Moonflower: Worth the Wait

Moonflowers – they have been in my family for years. They bloom only at night and some of the blooms can be saucer size. If a full moon is out, these flowers absolutely glow. It’s incredible. They only last one night, then they droop down, until the bloom falls off. It’s kind of sad. They have their one night of glory.

My mom gave me Moonflowers many moons ago (heh). They were planted under the dining room window and bloomed beautifully for several seasons; until I moved from my garden oasis. I kept meaning to get more from her, but never had a spot that I wanted to cultivate at the rented duplex. I knew they would be left again, so why bother.

That’s why last year when I was admiring the many gorgeous blooms at Calloway’s, I notice a lone plant on a table. It had grayish green leaves that I recognized. The Moonflower. I could not BELIEVE it. I had never seen one at a plant store. My mom had them and my second mother-in-law had them. No one knew where they got theirs though. They just were. As far as my mom knew, she had dug them up from a railroad track. My second mother-in-law guessed her husband’s deceased wife had planted theirs. The night he died, every bud flowered. Every single one. So yes, I think she had planted them too.

Last year I planted it at Jason’s, outside the dining room window. The Calloway’s Moonflower grew and bloomed. It was beautiful. I almost killed it giving it TOO much love because I wanted it to do well, so badly. But I didn’t. It bloomed night after night. Then, as winter descended so it did too, into the ground to await spring. However, at springtime, I watched to see what would or wouldn’t come back. Anxiously awaiting the Moonflower, but there was no sign of it.

I was so disappointed! I had seen several large seed pods that went to ground and got rained on. They always came back, always, but it didn’t. No sign at all. Until…..late, late, late spring – well summer (especially in Texas). I saw the leaves and there she was.

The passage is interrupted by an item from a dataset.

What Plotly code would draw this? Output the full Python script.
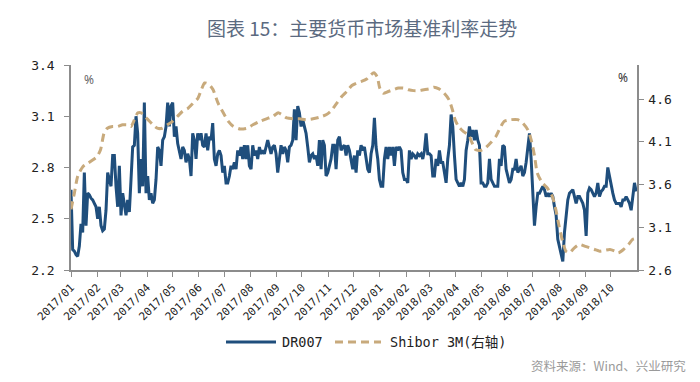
import pandas as pd
import plotly.graph_objects as go

# ---------------- data ----------------
DR007_START = "2017-01-01"
DR007_END = "2018-10-31"
DR007_VALUES = [
    2.67, 2.32, 2.31, 2.29, 2.28, 2.34, 2.47, 2.42, 2.77, 2.46, 2.65, 2.64, 2.62, 2.61, 2.59, 2.57,
    2.50, 2.57, 2.46, 2.43, 2.44, 2.55, 2.77, 2.73, 2.69, 2.87, 2.87, 2.69, 2.57, 2.81, 2.52, 2.65,
    2.57, 2.52, 2.61, 2.54, 2.73, 2.92, 2.93, 3.10, 3.00, 2.65, 2.85, 2.69, 3.18, 2.65, 2.75, 2.61,
    2.65, 2.59, 2.61, 2.73, 2.92, 2.90, 2.81, 2.96, 2.98, 3.04, 3.18, 3.04, 3.16, 3.18, 2.98, 3.04,
    2.94, 2.90, 2.85, 2.92, 2.90, 2.83, 2.88, 2.85, 2.75, 3.00, 2.96, 2.85, 3.00, 2.96, 3.00, 2.93,
    2.92, 3.00, 2.90, 2.98, 2.96, 3.06,
    2.85, 2.81, 2.88, 2.90, 2.87, 2.77, 2.81, 2.71, 2.71, 2.75, 2.81, 2.79, 2.83, 2.79, 2.90, 2.87,
    2.92, 2.85, 2.93, 2.85, 2.93, 2.81, 2.79, 2.93, 2.87, 2.90, 2.85, 2.92, 2.88, 2.90, 2.88, 2.92,
    2.96, 2.92, 2.88, 2.92, 2.93, 2.88, 2.77, 2.85, 2.93, 2.88, 2.92, 2.90, 2.83, 2.92, 2.93, 2.96,
    3.14, 2.96, 3.16, 3.12, 3.04, 3.08, 3.04, 3.00, 2.92, 2.83, 2.87, 2.88, 2.85, 2.87, 2.81, 2.96,
    2.79, 2.96, 2.93, 2.75, 2.77, 2.81, 2.85, 2.93, 2.93, 2.79, 2.96, 2.98, 2.90, 2.92, 2.93, 2.87,
    2.93, 2.90, 2.85, 2.79, 2.87,
    2.77, 2.90, 2.87, 2.93, 2.90, 2.92, 2.85, 2.79, 2.77, 2.88, 2.93, 3.09, 2.92, 2.85, 2.73, 2.69,
    2.69, 2.85, 2.92, 2.85, 2.92, 2.87, 2.92, 2.81, 2.92, 2.90, 2.92, 2.90, 2.77, 2.73, 2.73, 2.71,
    2.90, 2.85, 2.88, 2.87, 2.85, 2.88, 2.87, 2.88, 2.85, 2.90, 3.00, 2.88, 2.88, 2.87, 2.75, 2.75,
    2.85, 2.81, 2.90, 2.83, 2.83, 2.77, 2.71, 2.85, 2.93, 3.11, 3.04, 2.87, 2.73, 2.71, 2.69, 2.71,
    2.69, 2.73, 2.90, 2.96, 3.04, 2.98, 3.02, 2.96, 3.02, 2.96, 2.93, 2.71, 2.71, 2.69, 2.69, 2.71,
    2.85, 2.73, 2.71, 2.69,
    2.69, 2.69, 2.85, 2.81, 2.93, 2.92, 2.79, 2.75, 2.71, 2.73, 2.79, 2.79, 2.85, 2.77, 2.79, 2.81,
    2.75, 2.77, 2.83, 2.92, 3.00, 2.85, 2.65, 2.46, 2.57, 2.65, 2.65, 2.67, 2.69, 2.67, 2.63, 2.65,
    2.63, 2.65, 2.63, 2.57, 2.52, 2.38, 2.34, 2.30, 2.25, 2.42, 2.50, 2.61, 2.65, 2.66, 2.67, 2.63,
    2.59, 2.63, 2.63, 2.61, 2.59, 2.55, 2.40, 2.65, 2.68, 2.67, 2.65, 2.63, 2.65, 2.71, 2.63, 2.66,
    2.67, 2.69, 2.69, 2.80, 2.75, 2.69, 2.65, 2.61, 2.59, 2.59, 2.59, 2.57, 2.61, 2.61, 2.63, 2.61,
    2.59, 2.55, 2.63, 2.71, 2.66,
]

SHIBOR_DATES = [
    "2017-01-01", "2017-01-05", "2017-01-09", "2017-01-15", "2017-01-21", "2017-01-27", "2017-02-01",
    "2017-02-05", "2017-02-09", "2017-02-13", "2017-02-19", "2017-02-25", "2017-03-03", "2017-03-09",
    "2017-03-13", "2017-03-17", "2017-03-21", "2017-03-25", "2017-03-29", "2017-04-02", "2017-04-08",
    "2017-04-13", "2017-04-19", "2017-04-25", "2017-05-01", "2017-05-07", "2017-05-13", "2017-05-19",
    "2017-05-25", "2017-05-31", "2017-06-04", "2017-06-08", "2017-06-12", "2017-06-16", "2017-06-18",
    "2017-06-24", "2017-06-30", "2017-07-06", "2017-07-12", "2017-07-20", "2017-07-28", "2017-08-04",
    "2017-08-12", "2017-08-20", "2017-08-28", "2017-09-03", "2017-09-07", "2017-09-13", "2017-09-21",
    "2017-09-28", "2017-10-06", "2017-10-14", "2017-10-22", "2017-10-30", "2017-11-05", "2017-11-11",
    "2017-11-17", "2017-11-23", "2017-11-29", "2017-12-05", "2017-12-11", "2017-12-17", "2017-12-21",
    "2017-12-25", "2017-12-29", "2018-01-01", "2018-01-05", "2018-01-11", "2018-01-17", "2018-01-23",
    "2018-01-29", "2018-02-04", "2018-02-10", "2018-02-16", "2018-02-22", "2018-02-28", "2018-03-06",
    "2018-03-12", "2018-03-18", "2018-03-24", "2018-03-28", "2018-03-31", "2018-04-04", "2018-04-10",
    "2018-04-16", "2018-04-20", "2018-04-24", "2018-04-30", "2018-05-06", "2018-05-12", "2018-05-18",
    "2018-05-22", "2018-05-28", "2018-06-05", "2018-06-13", "2018-06-19", "2018-06-25", "2018-06-29",
    "2018-07-03", "2018-07-06", "2018-07-12", "2018-07-18", "2018-07-24", "2018-07-28", "2018-08-01",
    "2018-08-05", "2018-08-09", "2018-08-13", "2018-08-19", "2018-08-25", "2018-08-31", "2018-09-06",
    "2018-09-12", "2018-09-18", "2018-09-24", "2018-09-30", "2018-10-06", "2018-10-10", "2018-10-16",
    "2018-10-22", "2018-10-27", "2018-10-31",
]
SHIBOR_VALUES = [
    3.31, 3.50, 3.70, 3.81, 3.85, 3.89, 3.93,
    4.01, 4.20, 4.26, 4.28, 4.28, 4.30, 4.30,
    4.28, 4.36, 4.44, 4.44, 4.40, 4.36, 4.30,
    4.26, 4.26, 4.30, 4.34, 4.40, 4.46, 4.49,
    4.55, 4.61, 4.71, 4.79, 4.78, 4.74, 4.71,
    4.55, 4.44, 4.34, 4.28, 4.25, 4.26, 4.30,
    4.34, 4.37, 4.40, 4.44, 4.42, 4.38, 4.37,
    4.37, 4.36, 4.37, 4.39, 4.42, 4.47, 4.55,
    4.63, 4.69, 4.76, 4.79, 4.81, 4.84, 4.88,
    4.91, 4.86, 4.73, 4.67, 4.69, 4.71, 4.73,
    4.73, 4.71, 4.70, 4.70, 4.71, 4.72, 4.74,
    4.72, 4.67, 4.59, 4.47, 4.36, 4.28, 4.22,
    4.18, 4.09, 4.01, 4.00, 4.03, 4.09, 4.16,
    4.24, 4.34, 4.36, 4.36, 4.32, 4.24, 4.12,
    3.93, 3.74, 3.62, 3.56, 3.46, 3.31, 3.11,
    2.94, 2.82, 2.80, 2.86, 2.90, 2.88, 2.86,
    2.84, 2.82, 2.83, 2.84, 2.82, 2.80, 2.84,
    2.90, 2.96, 2.97,
]

MONTH_LABELS = [
    "2017/01", "2017/02", "2017/03", "2017/04", "2017/05", "2017/06", "2017/07", "2017/08",
    "2017/09", "2017/10", "2017/11", "2017/12", "2018/01", "2018/02", "2018/03", "2018/04",
    "2018/05", "2018/06", "2018/07", "2018/08", "2018/09", "2018/10",
]
LEFT_TICKS = [2.2, 2.5, 2.8, 3.1, 3.4]
RIGHT_TICKS = [2.6, 3.1, 3.6, 4.1, 4.6]

SERIES_NAMES = ["DR007", "Shibor 3M(右轴)"]
TITLE = "图表 15：主要货币市场基准利率走势"
SOURCE = "资料来源：Wind、兴业研究"

# ---------------- layout geometry ----------------
# The page body has an 8px default margin, so the figure is drawn 8px smaller
# and all window positions below are given in window pixels.
PAGE_OFF = 8
W, H = 700 - PAGE_OFF, 382 - PAGE_OFF
PLOT_L, PLOT_R, PLOT_T, PLOT_B = 71, 637, 65, 270   # window pixels
ML = PLOT_L - PAGE_OFF
MR = W - (PLOT_R - PAGE_OFF)
MT = PLOT_T - PAGE_OFF
MB = H - (PLOT_B - PAGE_OFF)
plot_w = PLOT_R - PLOT_L
plot_h = PLOT_B - PLOT_T


def px_x(x):
    return (x - PLOT_L) / plot_w


def px_y(y):
    return (PLOT_B - y) / plot_h


dr_dates = pd.date_range(DR007_START, DR007_END, periods=len(DR007_VALUES))
month_vals = [lbl.replace("/", "-") + "-01" for lbl in MONTH_LABELS]

MONO = "DejaVu Sans Mono, Noto Sans CJK SC, monospace"
AXIS_GRAY = "#8c8c8c"
DR_COLOR = "#1f4e7c"
SH_COLOR = "#c8aa7c"
SH_DASH = "8px,5px"

fig = go.Figure()
fig.add_trace(go.Scatter(
    x=dr_dates, y=DR007_VALUES, name=SERIES_NAMES[0], mode="lines",
    line=dict(color=DR_COLOR, width=3), yaxis="y",
))
fig.add_trace(go.Scatter(
    x=pd.to_datetime(SHIBOR_DATES), y=SHIBOR_VALUES, name=SERIES_NAMES[1], mode="lines",
    line=dict(color=SH_COLOR, width=3, dash=SH_DASH, shape="spline", smoothing=0.6),
    yaxis="y2",
))

# legend drawn by hand for exact placement
LEG_Y = 342
legend_shapes = [
    dict(type="line", xref="paper", yref="paper", x0=px_x(226), x1=px_x(276),
         y0=px_y(LEG_Y), y1=px_y(LEG_Y), line=dict(color=DR_COLOR, width=3)),
    dict(type="line", xref="paper", yref="paper", x0=px_x(335), x1=px_x(381),
         y0=px_y(LEG_Y), y1=px_y(LEG_Y), line=dict(color=SH_COLOR, width=3, dash=SH_DASH)),
]
legend_texts = [
    dict(text=SERIES_NAMES[0], x=px_x(280), y=px_y(LEG_Y), xref="paper", yref="paper",
         showarrow=False, xanchor="left", yanchor="middle",
         font=dict(family=MONO, size=13.5, color="#222222")),
    dict(text=SERIES_NAMES[1], x=px_x(388), y=px_y(LEG_Y), xref="paper", yref="paper",
         showarrow=False, xanchor="left", yanchor="middle",
         font=dict(family=MONO, size=13.5, color="#222222")),
]

fig.update_layout(
    width=W, height=H,
    margin=dict(l=ML, r=MR, t=MT, b=MB, autoexpand=False),
    paper_bgcolor="white", plot_bgcolor="white",
    showlegend=False,
    xaxis=dict(
        type="date", range=["2017-01-01", "2018-11-01"],
        tickvals=month_vals, ticktext=MONTH_LABELS, tickangle=-45,
        showgrid=False, zeroline=False,
        showline=True, linecolor=AXIS_GRAY, linewidth=1.5,
        ticks="outside", ticklen=5, tickcolor=AXIS_GRAY,
        tickfont=dict(family=MONO, size=11, color="#222222"),
    ),
    yaxis=dict(
        range=[2.2, 3.4], tickvals=LEFT_TICKS, tickformat=".1f",
        showgrid=False, zeroline=False,
        showline=True, linecolor=AXIS_GRAY, linewidth=1.5,
        ticks="outside", ticklen=5, tickcolor=AXIS_GRAY, ticklabelstandoff=7,
        tickfont=dict(family=MONO, size=13, color="#222222"),
    ),
    yaxis2=dict(
        range=[2.6, 5.0], tickvals=RIGHT_TICKS, tickformat=".1f",
        overlaying="y", side="right",
        showgrid=False, zeroline=False,
        showline=True, linecolor=AXIS_GRAY, linewidth=1.5,
        ticks="outside", ticklen=5, tickcolor=AXIS_GRAY, ticklabelstandoff=2,
        tickfont=dict(family=MONO, size=13, color="#222222"),
    ),
    shapes=legend_shapes,
    annotations=[
        dict(text=TITLE, x=px_x(362), y=px_y(27), xref="paper", yref="paper", showarrow=False,
             yanchor="middle", font=dict(family="Noto Sans CJK SC", size=19, color="#5b6a80")),
        dict(text="%", x=px_x(82), y=px_y(80), xref="paper", yref="paper", showarrow=False,
             xanchor="left", yanchor="middle", font=dict(family="Noto Sans", size=12, color="#666666")),
        dict(text="%", x=px_x(630), y=px_y(78), xref="paper", yref="paper", showarrow=False,
             xanchor="right", yanchor="middle", font=dict(family="Noto Sans", size=12, color="#333333")),
        dict(text=SOURCE, x=px_x(688), y=px_y(365), xref="paper", yref="paper", showarrow=False,
             xanchor="right", yanchor="middle",
             font=dict(family="Noto Sans CJK SC", size=12.5, color="#9a9a9a")),
    ] + legend_texts,
)

fig.write_html("out.html")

A baby of a thing, but growing.

I did my obsessive thing – willing it taller and stronger – almost killing it with Rosemary organic spray because some bug was chewing on its leaves. Apparently Moonflowers leaves get burned by Rosemary spray. Oops. I left it alone. I thought it was a goner, and there were no other budding plants in sight. I looked at Colloway’s for a replacement, but not one existed.

I grieved a little. Then a wondrous thing happened.

The plant I almost killed prevailed.

Buds grew.

A bloom appeared.

Awaiting nightfall with great anticipation.

Opening to the night.

Last night was my first Moonflower bloom of the year, and the reason for my feel good Friday post. I don’t know what it is about this flower that means so much to me, but it does. It’s my mom, it’s my step-father-in-law who was a tremendously sweet man, it’s the glowing moon that I adore. It’s the unique rareness. It’s the light in nights. It’s me. It’s my journey to start over. To grow again and again at a new place. To be found, to be treasured…….. to be home.